_DIRECTIVE_
Below are several records. Retype exactly those lines running from the one with "Give me the seaborn" through the one with "linewidth=3.6, legend=False, ax=ax, zorder=3)", end lines included, and no others.

_STORED RECORDS_
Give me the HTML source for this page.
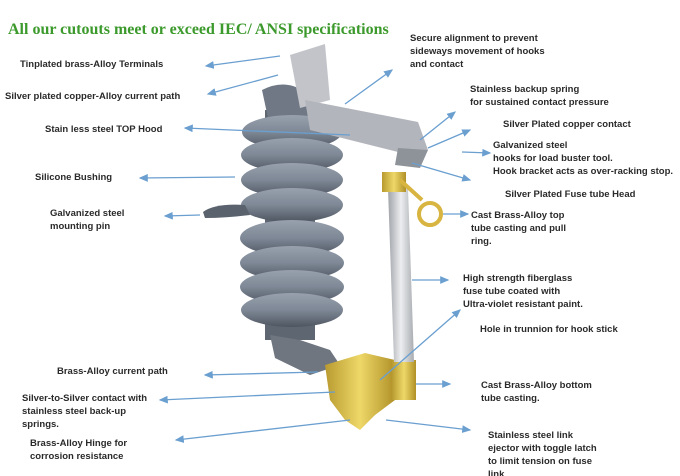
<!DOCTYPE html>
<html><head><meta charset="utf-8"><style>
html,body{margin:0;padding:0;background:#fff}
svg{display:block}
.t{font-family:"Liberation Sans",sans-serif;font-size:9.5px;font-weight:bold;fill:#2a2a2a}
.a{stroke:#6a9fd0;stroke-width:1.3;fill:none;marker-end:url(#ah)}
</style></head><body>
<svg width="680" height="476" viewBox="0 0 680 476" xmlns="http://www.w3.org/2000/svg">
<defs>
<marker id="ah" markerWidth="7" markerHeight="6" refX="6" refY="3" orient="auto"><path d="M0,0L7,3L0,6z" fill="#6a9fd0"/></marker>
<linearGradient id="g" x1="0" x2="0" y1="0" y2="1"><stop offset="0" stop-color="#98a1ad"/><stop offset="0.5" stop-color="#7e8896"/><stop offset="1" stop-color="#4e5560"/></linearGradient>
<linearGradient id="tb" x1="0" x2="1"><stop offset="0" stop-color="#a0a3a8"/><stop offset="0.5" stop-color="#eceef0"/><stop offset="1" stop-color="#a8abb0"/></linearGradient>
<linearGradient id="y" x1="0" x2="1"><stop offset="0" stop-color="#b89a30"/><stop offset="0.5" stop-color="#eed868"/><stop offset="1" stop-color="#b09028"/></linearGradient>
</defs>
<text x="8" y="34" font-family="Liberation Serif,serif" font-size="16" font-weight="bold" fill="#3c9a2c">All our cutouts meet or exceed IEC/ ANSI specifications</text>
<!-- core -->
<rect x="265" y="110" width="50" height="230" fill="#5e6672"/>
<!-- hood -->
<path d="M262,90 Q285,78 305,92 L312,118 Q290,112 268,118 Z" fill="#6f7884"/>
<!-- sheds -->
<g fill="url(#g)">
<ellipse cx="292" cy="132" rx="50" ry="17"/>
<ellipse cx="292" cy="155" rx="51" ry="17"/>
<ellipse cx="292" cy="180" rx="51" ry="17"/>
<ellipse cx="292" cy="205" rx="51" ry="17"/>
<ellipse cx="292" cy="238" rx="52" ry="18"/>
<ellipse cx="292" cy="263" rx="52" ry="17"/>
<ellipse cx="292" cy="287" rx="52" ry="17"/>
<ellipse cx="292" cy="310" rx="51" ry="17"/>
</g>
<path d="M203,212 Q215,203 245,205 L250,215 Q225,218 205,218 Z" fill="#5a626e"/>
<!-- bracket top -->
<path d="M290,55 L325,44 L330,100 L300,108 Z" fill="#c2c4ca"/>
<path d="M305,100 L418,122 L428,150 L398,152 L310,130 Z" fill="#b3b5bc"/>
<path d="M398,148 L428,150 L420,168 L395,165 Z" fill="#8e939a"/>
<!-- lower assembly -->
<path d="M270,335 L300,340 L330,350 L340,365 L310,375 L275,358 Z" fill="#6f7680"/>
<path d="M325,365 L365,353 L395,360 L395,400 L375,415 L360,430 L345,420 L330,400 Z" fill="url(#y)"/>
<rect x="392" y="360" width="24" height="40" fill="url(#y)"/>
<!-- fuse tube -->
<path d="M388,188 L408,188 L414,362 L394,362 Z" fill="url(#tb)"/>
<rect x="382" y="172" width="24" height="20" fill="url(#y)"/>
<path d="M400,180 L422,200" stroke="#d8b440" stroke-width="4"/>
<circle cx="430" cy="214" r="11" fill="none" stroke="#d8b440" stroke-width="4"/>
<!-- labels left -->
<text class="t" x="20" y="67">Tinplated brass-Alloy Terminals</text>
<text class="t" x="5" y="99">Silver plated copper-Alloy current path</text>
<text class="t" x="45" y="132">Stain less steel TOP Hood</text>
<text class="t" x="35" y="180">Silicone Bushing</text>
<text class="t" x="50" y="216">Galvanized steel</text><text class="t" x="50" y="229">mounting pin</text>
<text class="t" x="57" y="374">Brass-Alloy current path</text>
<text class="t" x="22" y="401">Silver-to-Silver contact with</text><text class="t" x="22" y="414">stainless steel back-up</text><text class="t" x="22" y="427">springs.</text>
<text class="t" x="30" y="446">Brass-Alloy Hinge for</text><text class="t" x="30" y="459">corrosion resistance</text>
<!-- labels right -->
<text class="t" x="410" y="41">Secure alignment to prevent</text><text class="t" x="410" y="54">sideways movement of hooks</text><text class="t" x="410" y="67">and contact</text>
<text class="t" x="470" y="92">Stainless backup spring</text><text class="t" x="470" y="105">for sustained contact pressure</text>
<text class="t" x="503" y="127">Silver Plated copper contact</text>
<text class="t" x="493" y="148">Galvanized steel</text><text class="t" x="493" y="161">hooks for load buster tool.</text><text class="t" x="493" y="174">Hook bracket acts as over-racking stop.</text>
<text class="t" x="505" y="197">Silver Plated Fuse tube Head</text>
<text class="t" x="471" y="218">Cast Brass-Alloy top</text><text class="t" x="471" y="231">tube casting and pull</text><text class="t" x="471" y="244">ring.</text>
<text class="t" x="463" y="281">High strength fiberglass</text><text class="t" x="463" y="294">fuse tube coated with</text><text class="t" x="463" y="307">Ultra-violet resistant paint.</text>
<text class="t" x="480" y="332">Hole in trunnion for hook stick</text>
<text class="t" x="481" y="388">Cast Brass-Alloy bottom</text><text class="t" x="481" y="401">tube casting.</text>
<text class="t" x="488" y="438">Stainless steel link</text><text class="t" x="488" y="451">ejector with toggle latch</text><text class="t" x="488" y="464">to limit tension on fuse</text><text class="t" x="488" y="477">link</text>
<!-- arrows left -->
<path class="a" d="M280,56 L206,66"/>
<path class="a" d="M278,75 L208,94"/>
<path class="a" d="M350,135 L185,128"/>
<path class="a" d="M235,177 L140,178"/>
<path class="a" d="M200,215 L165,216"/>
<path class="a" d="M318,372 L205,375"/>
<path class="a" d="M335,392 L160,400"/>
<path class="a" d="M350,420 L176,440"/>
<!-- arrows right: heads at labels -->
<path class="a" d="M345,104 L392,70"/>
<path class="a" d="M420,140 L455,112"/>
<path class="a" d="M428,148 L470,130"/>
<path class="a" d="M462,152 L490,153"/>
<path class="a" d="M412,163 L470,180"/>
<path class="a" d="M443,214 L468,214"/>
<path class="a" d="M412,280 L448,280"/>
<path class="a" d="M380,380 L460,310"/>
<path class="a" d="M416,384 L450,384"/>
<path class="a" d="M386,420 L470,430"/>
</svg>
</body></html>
==
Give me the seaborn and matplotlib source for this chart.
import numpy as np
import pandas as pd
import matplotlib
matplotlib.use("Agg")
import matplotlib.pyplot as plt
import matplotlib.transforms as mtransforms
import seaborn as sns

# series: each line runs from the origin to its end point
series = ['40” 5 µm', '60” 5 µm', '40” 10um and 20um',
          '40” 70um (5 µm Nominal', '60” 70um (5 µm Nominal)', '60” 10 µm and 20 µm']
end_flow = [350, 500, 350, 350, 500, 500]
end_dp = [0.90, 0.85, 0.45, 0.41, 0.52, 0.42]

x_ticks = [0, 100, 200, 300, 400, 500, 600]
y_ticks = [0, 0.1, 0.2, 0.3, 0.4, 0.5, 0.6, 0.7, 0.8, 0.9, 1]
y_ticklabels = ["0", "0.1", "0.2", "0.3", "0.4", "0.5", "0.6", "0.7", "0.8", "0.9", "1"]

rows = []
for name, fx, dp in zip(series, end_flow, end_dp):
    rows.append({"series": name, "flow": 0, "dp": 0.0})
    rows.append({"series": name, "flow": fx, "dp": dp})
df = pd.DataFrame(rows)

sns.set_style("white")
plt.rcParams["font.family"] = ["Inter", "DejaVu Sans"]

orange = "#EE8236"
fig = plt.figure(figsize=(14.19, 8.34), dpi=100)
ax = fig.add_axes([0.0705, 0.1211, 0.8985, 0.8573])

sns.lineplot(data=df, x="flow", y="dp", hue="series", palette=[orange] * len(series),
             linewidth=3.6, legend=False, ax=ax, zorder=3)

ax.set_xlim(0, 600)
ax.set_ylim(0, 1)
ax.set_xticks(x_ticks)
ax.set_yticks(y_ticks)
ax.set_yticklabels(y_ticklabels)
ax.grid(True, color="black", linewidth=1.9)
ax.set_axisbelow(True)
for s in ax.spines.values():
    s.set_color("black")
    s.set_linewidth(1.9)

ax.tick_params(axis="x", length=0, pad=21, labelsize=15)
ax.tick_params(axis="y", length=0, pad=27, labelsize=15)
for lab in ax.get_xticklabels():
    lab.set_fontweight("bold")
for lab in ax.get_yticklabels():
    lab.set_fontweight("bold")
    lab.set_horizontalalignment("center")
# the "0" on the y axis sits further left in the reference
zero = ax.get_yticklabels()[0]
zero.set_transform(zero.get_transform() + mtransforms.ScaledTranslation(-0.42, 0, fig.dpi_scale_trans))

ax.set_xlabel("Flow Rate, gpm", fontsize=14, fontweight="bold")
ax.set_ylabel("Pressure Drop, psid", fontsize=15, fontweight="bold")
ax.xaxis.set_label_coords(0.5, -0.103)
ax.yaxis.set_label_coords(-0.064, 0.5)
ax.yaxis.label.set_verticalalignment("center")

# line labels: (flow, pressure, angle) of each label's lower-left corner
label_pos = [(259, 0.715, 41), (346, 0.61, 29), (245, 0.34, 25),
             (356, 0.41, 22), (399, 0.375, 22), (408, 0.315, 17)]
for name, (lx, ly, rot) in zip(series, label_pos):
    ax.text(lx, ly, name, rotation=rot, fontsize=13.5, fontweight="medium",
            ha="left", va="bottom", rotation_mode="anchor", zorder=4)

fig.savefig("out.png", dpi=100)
...
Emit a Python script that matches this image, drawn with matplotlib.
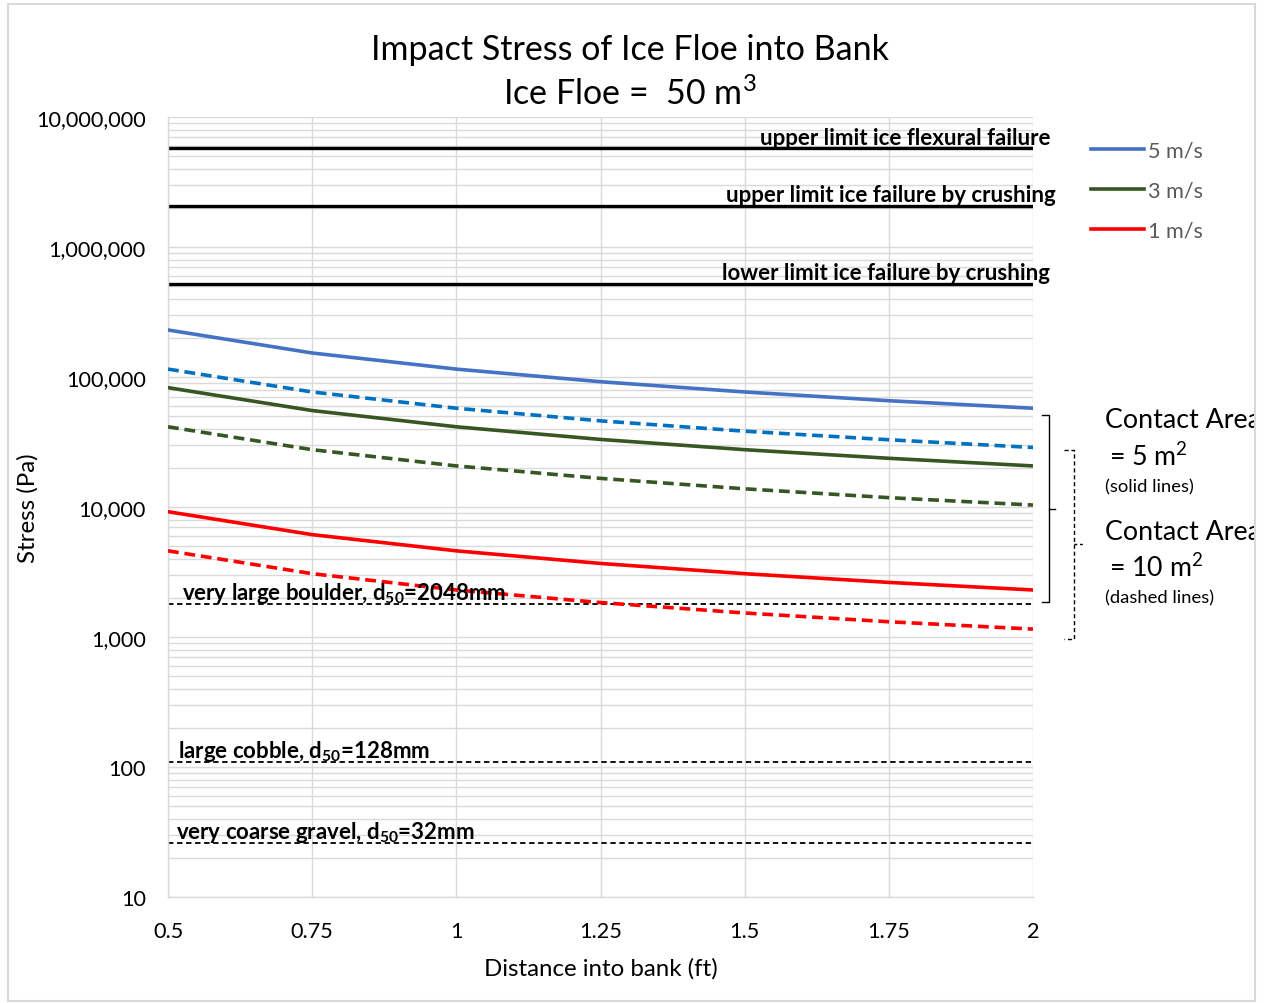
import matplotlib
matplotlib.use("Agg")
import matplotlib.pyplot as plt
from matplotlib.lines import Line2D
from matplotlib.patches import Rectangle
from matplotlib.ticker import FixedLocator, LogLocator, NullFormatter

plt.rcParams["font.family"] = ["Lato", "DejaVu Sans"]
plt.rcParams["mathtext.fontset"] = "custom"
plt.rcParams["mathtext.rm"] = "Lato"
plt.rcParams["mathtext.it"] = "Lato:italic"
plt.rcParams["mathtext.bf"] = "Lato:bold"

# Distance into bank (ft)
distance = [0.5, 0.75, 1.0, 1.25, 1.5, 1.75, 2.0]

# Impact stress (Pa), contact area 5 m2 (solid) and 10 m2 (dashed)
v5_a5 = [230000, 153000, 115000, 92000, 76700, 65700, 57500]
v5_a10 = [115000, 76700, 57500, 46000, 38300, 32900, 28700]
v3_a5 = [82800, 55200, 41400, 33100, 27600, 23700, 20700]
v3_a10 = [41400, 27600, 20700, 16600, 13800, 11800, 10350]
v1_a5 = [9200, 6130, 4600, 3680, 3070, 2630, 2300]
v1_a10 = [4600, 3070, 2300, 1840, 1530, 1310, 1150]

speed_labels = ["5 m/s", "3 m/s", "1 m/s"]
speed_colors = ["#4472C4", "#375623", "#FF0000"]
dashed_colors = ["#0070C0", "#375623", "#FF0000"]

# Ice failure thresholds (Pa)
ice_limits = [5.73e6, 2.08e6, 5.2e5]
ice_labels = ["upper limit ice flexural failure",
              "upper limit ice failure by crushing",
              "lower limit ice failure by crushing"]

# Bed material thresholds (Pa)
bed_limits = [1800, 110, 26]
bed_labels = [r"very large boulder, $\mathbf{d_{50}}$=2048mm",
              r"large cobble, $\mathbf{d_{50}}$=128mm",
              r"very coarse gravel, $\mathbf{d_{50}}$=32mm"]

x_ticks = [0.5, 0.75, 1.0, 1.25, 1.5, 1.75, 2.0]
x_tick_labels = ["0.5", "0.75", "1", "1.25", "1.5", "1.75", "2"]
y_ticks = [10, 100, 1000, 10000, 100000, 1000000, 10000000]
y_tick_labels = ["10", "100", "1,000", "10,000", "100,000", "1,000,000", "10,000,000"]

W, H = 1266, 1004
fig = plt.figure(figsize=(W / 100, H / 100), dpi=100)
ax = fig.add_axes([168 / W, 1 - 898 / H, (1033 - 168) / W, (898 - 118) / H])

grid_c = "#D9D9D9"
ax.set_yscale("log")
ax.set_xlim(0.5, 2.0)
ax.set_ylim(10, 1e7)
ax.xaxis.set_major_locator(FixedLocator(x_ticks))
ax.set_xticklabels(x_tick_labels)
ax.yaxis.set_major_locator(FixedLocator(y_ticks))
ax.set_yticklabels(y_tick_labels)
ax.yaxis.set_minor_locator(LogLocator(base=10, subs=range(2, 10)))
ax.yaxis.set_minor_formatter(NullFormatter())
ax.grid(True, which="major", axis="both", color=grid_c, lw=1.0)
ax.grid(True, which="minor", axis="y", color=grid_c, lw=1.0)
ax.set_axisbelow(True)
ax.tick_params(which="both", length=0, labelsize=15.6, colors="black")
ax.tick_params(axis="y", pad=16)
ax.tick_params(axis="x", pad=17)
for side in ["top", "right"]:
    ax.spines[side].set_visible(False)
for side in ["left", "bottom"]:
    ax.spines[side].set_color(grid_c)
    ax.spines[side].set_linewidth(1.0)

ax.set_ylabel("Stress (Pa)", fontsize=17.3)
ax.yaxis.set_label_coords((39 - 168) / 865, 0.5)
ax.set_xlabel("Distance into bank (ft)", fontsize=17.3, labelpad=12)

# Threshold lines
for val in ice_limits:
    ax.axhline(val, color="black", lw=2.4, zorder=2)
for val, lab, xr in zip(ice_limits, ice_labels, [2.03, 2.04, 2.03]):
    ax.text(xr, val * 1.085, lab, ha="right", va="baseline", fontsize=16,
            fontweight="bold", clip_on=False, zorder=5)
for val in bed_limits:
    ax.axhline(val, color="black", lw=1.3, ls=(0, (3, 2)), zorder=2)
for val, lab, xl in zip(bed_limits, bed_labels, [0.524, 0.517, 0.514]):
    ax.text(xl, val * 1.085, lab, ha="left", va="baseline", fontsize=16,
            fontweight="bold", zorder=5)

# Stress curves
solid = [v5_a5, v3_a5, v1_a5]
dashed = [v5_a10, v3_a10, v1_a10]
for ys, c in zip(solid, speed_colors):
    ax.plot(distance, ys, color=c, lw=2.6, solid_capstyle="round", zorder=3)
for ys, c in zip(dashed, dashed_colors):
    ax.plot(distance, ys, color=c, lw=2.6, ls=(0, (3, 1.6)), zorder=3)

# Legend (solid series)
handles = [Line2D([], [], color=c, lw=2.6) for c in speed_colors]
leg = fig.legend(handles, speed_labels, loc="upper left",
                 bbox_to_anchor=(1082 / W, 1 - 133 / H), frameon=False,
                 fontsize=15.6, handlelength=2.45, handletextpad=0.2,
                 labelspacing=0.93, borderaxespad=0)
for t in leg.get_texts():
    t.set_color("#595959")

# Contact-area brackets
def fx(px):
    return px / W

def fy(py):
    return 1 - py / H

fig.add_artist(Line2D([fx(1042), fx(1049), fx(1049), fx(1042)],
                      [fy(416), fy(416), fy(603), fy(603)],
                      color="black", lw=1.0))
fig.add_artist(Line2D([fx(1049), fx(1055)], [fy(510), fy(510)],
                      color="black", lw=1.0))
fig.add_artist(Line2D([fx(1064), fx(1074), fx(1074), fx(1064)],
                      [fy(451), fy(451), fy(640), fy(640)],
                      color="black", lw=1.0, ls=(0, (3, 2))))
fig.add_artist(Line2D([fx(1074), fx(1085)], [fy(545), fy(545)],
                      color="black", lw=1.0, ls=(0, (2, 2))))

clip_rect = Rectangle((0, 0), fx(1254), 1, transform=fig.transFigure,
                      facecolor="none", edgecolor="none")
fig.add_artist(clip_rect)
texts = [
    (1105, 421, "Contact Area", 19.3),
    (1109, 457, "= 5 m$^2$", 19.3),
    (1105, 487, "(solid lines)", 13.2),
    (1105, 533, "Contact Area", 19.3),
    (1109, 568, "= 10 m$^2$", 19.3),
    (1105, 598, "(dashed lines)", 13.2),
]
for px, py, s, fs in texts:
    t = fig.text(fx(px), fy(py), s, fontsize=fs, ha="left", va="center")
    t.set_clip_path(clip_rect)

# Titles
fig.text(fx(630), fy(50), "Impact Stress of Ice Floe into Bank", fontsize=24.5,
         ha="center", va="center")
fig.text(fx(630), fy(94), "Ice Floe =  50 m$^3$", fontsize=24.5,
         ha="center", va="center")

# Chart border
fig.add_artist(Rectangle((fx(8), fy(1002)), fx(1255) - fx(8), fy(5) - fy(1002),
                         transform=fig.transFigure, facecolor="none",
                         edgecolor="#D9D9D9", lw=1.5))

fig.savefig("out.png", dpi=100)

_EXPECTED ANSWER_
Give me the seaborn and matplotlib source for this chart.
import numpy as np
import pandas as pd
import matplotlib
matplotlib.use("Agg")
import matplotlib.pyplot as plt
import matplotlib.transforms as mtransforms
import seaborn as sns

# series: each line runs from the origin to its end point
series = ['40” 5 µm', '60” 5 µm', '40” 10um and 20um',
          '40” 70um (5 µm Nominal', '60” 70um (5 µm Nominal)', '60” 10 µm and 20 µm']
end_flow = [350, 500, 350, 350, 500, 500]
end_dp = [0.90, 0.85, 0.45, 0.41, 0.52, 0.42]

x_ticks = [0, 100, 200, 300, 400, 500, 600]
y_ticks = [0, 0.1, 0.2, 0.3, 0.4, 0.5, 0.6, 0.7, 0.8, 0.9, 1]
y_ticklabels = ["0", "0.1", "0.2", "0.3", "0.4", "0.5", "0.6", "0.7", "0.8", "0.9", "1"]

rows = []
for name, fx, dp in zip(series, end_flow, end_dp):
    rows.append({"series": name, "flow": 0, "dp": 0.0})
    rows.append({"series": name, "flow": fx, "dp": dp})
df = pd.DataFrame(rows)

sns.set_style("white")
plt.rcParams["font.family"] = ["Inter", "DejaVu Sans"]

orange = "#EE8236"
fig = plt.figure(figsize=(14.19, 8.34), dpi=100)
ax = fig.add_axes([0.0705, 0.1211, 0.8985, 0.8573])

sns.lineplot(data=df, x="flow", y="dp", hue="series", palette=[orange] * len(series),
             linewidth=3.6, legend=False, ax=ax, zorder=3)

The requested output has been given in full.